Sex determination is obviously an important developmental event with great ecological and evolutionary consequences. A large variety of sex determination mechanisms exists, and the evolution of many of these is still relatively poorly understood. Previous work suggests that compensatory adaptations to mutations in involved genes might be relevant in the evolution of these pathways.

To test this, a new study in Evolution uses experimental evolution in Caenorhabditis elegans, the favorite little worm of many biologists (the normal sex determination pathway of these nematodes is illustrated in figure 1). The worm lines used possessed a set of mutations in two key sex-determining genes. These mutations rendered sex determination temperature dependent and led to intersexual phenotypes at intermediate temperatures.

   

Figure 1: the sex determination pathway in C. elegans. Arrows indicate activation, bars inhibition.

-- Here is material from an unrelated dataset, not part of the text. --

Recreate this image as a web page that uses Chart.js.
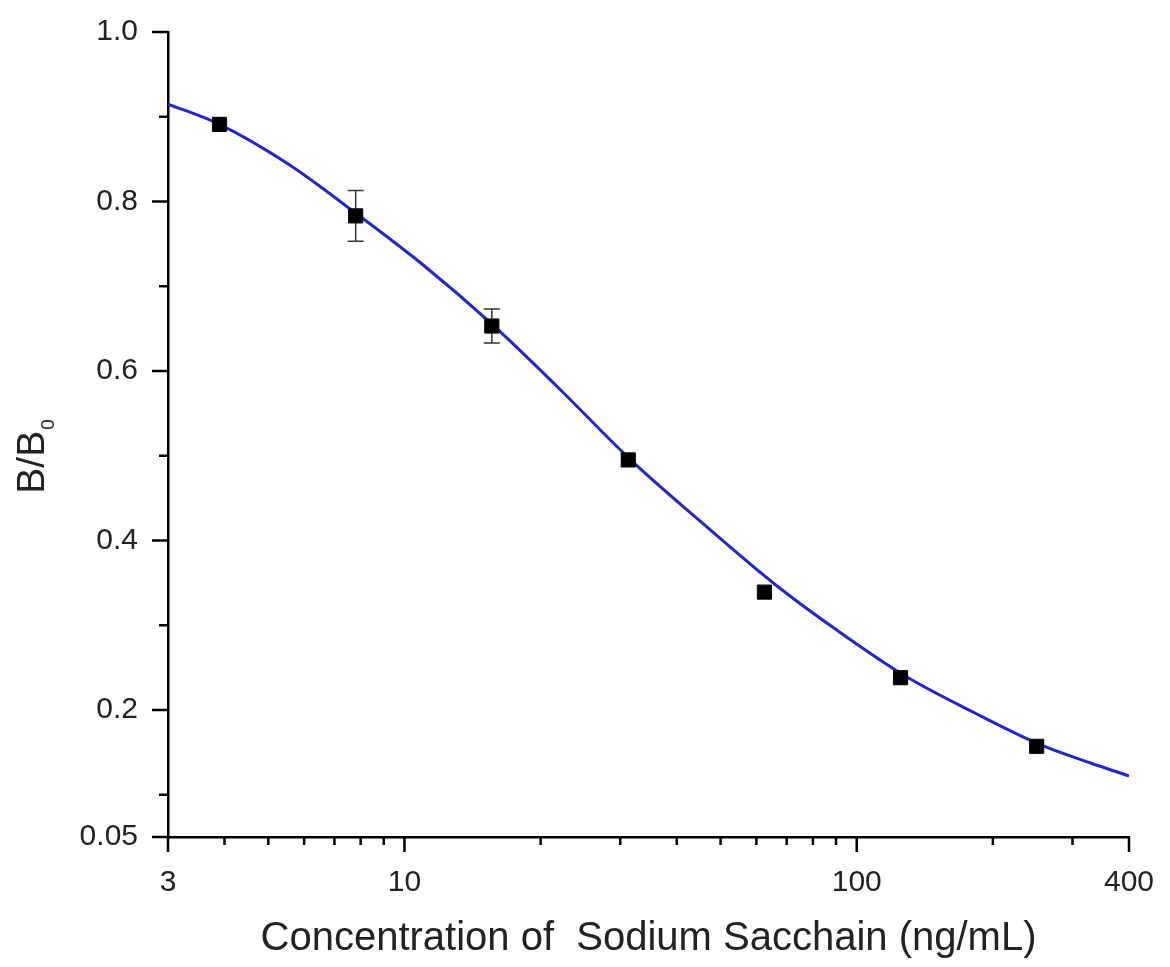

(Source: Chandler et al., 2011)

   

After 50 generations, which is very quickly, these lines already ‘recovered’ to the wild-type phenotypes. But, surprisingly, the transcription levels of the affected key genes weren’t restored to wild-type conditions. This strongly suggests that these worms can return to the wild-type phenotype, with regardsto sex determination, through adaptations compensating for these mutations, implying that the wild-type phenotype can be restored even while gene expressions remain altered (the experimental design is shown in figure 2).

   

Figure 2: The experimental design used in the study.

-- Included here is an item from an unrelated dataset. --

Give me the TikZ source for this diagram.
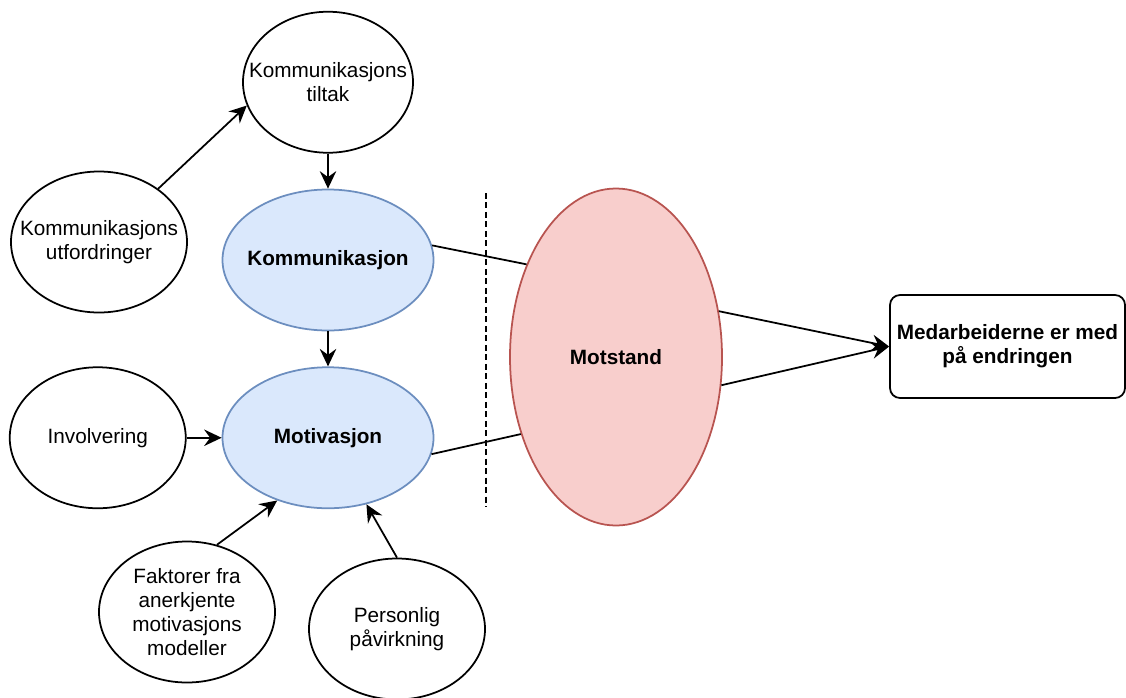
\documentclass[tikz,border=0pt]{standalone}
\usepackage{fontspec}
\setmainfont{Liberation Sans}
\usetikzlibrary{positioning,arrows.meta,shapes.geometric}

\definecolor{commfill}{HTML}{DAE8FC}
\definecolor{commline}{HTML}{6C8EBF}
\definecolor{resfill}{HTML}{F8CECC}
\definecolor{resline}{HTML}{B85450}

\tikzset{
bubble/.style={ellipse, draw, line width=1pt, align=center,
  inner xsep=-0.6cm, inner ysep=0pt,
  minimum width=3.52cm, minimum height=2.82cm},
boldtext/.style={font=\fontsize{11.8}{13.8}\selectfont\bfseries}
}

\begin{document}
\begin{tikzpicture}[
node distance=0.7cm,
>={Stealth[length=3.5mm, width=3.3mm, inset=1.2mm]},
every node/.style={font=\fontsize{11.8}{13.8}\selectfont}
]

\useasboundingbox (0,0) rectangle (22.52,-13.94);

\node[bubble, boldtext, fill=commfill, draw=commline,
minimum width=4.22cm] (komm) at (6.56,-5.20)
{Kommunikasjon};

\node[bubble, above=of komm,
minimum width=3.4cm] (tiltak)
{Kommunikasjons\\tiltak};

\node[bubble, boldtext, fill=commfill, draw=commline,
below=of komm,
minimum width=4.22cm] (motiv)
{Motivasjon};

\node[bubble, left=of motiv] (inv)
{Involvering};

\node[bubble] (utf) at (1.98,-4.84)
{Kommunikasjons\\utfordringer};

\node[bubble] (fakt) at (3.74,-12.24)
{Faktorer fra\\anerkjente\\motivasjons\\modeller};

\node[bubble] (pers) at (7.94,-12.58)
{Personlig\\påvirkning};

\node[bubble, boldtext, fill=resfill, draw=resline,
minimum width=4.24cm,
minimum height=6.74cm] (motst) at (12.32,-7.14)
{Motstand};

\node[draw, boldtext, rounded corners=0.2cm, line width=1pt,
align=center, inner sep=2pt,
minimum width=4.7cm,
minimum height=2.06cm] (result) at (20.15,-6.93)
{Medarbeiderne er med\\på endringen};

\coordinate (divtop) at (9.72,-3.86);
\coordinate (divbot) at (9.72,-10.14);

\draw[dash pattern=on 3.4pt off 2pt, line width=0.9pt] (divtop) -- (divbot);

\draw[->, line width=1pt] (utf.42) -- (tiltak.196);
\draw[->, line width=1pt] (tiltak.south) -- (komm.north);
\draw[->, line width=1pt] (komm.south) -- (motiv.north);
\draw[->, line width=1pt] (inv.east) -- (motiv.west);
\draw[->, line width=1pt] (fakt.66) -- (motiv.231);
\draw[->, line width=1pt] (pers.north) -- (motiv.300);
\draw[line width=1pt] (komm.8) -- (motst.134);
\draw[line width=1pt] (motiv.-9.5) -- (motst.219);
\draw[->, line width=1pt] (motst.24) -- (result.west);
\draw[->, line width=1pt] (motst.-15.6) -- (result.west);

\end{tikzpicture}
\end{document}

(Source: Chandler et al., 2011)

   

In the conclusion, the authors write:

our C. elegans lines demonstrate that organisms can accommodate deleterious developmental mutations on relatively short time scales, at least once those mutations are fixed, supporting a potential role for compensatory adaptation in the evolution of sex determination mechanisms. In addition, the genetic and genomic mechanisms underlying these changes may not be as predictable or repeatable as one might expect. Future research to identify the causal loci and determine the relative contributions of preexisting variants and new mutations, as well as examine the rate of evolutionary change, will help elucidate how compensatory adaptation influences the microevolution of sex determination pathways. In turn, such mechanistic work might inform our understanding of the diverse phylogenetic patterns and extensive macroevolutionary dynamism of SDMs.

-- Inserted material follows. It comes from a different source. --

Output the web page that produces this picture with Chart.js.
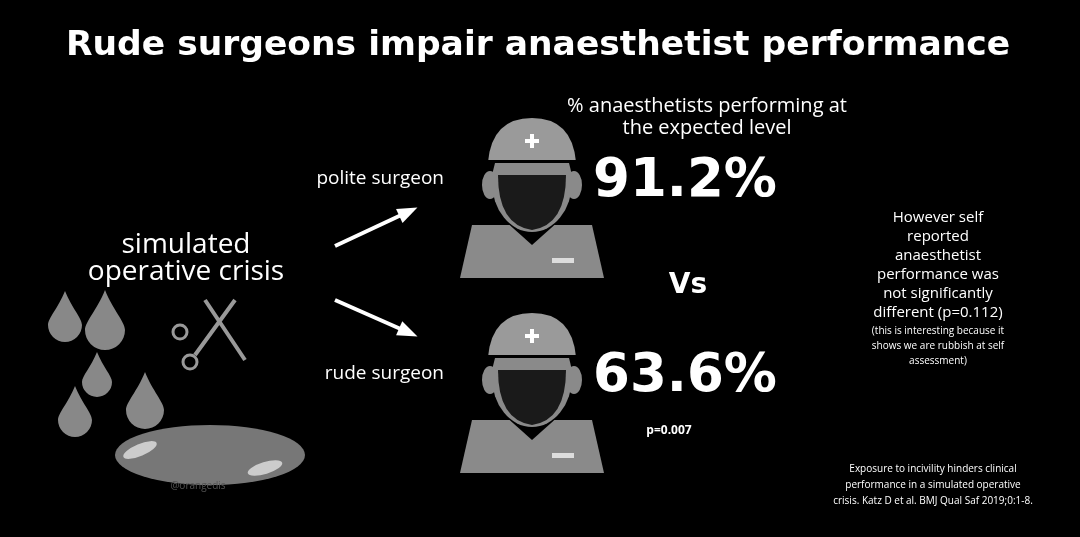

As overall conclusion, it is stated that:

Our findings highlight the microevolutionary flexibility of sex determination pathways and suggest that compensatory adaptation to mutations can elicit novel and unpredictable evolutionary trajectories in these pathways, mirroring the phylogenetic diversity, and macroevolutionary dynamics of sex determination mechanisms.

   

Reference

Chandler, C.H.; Chadderdon, G.E.; Phillips, P.C., Dworkin, I. and Janzen, F.J. (2011). Experimental Evolution of Caenorhabditis elegans Sex Determination Pathway. Evolution. Published online 8 September 2011. doi:10.1111/j.1558-5646.2011.01420.x.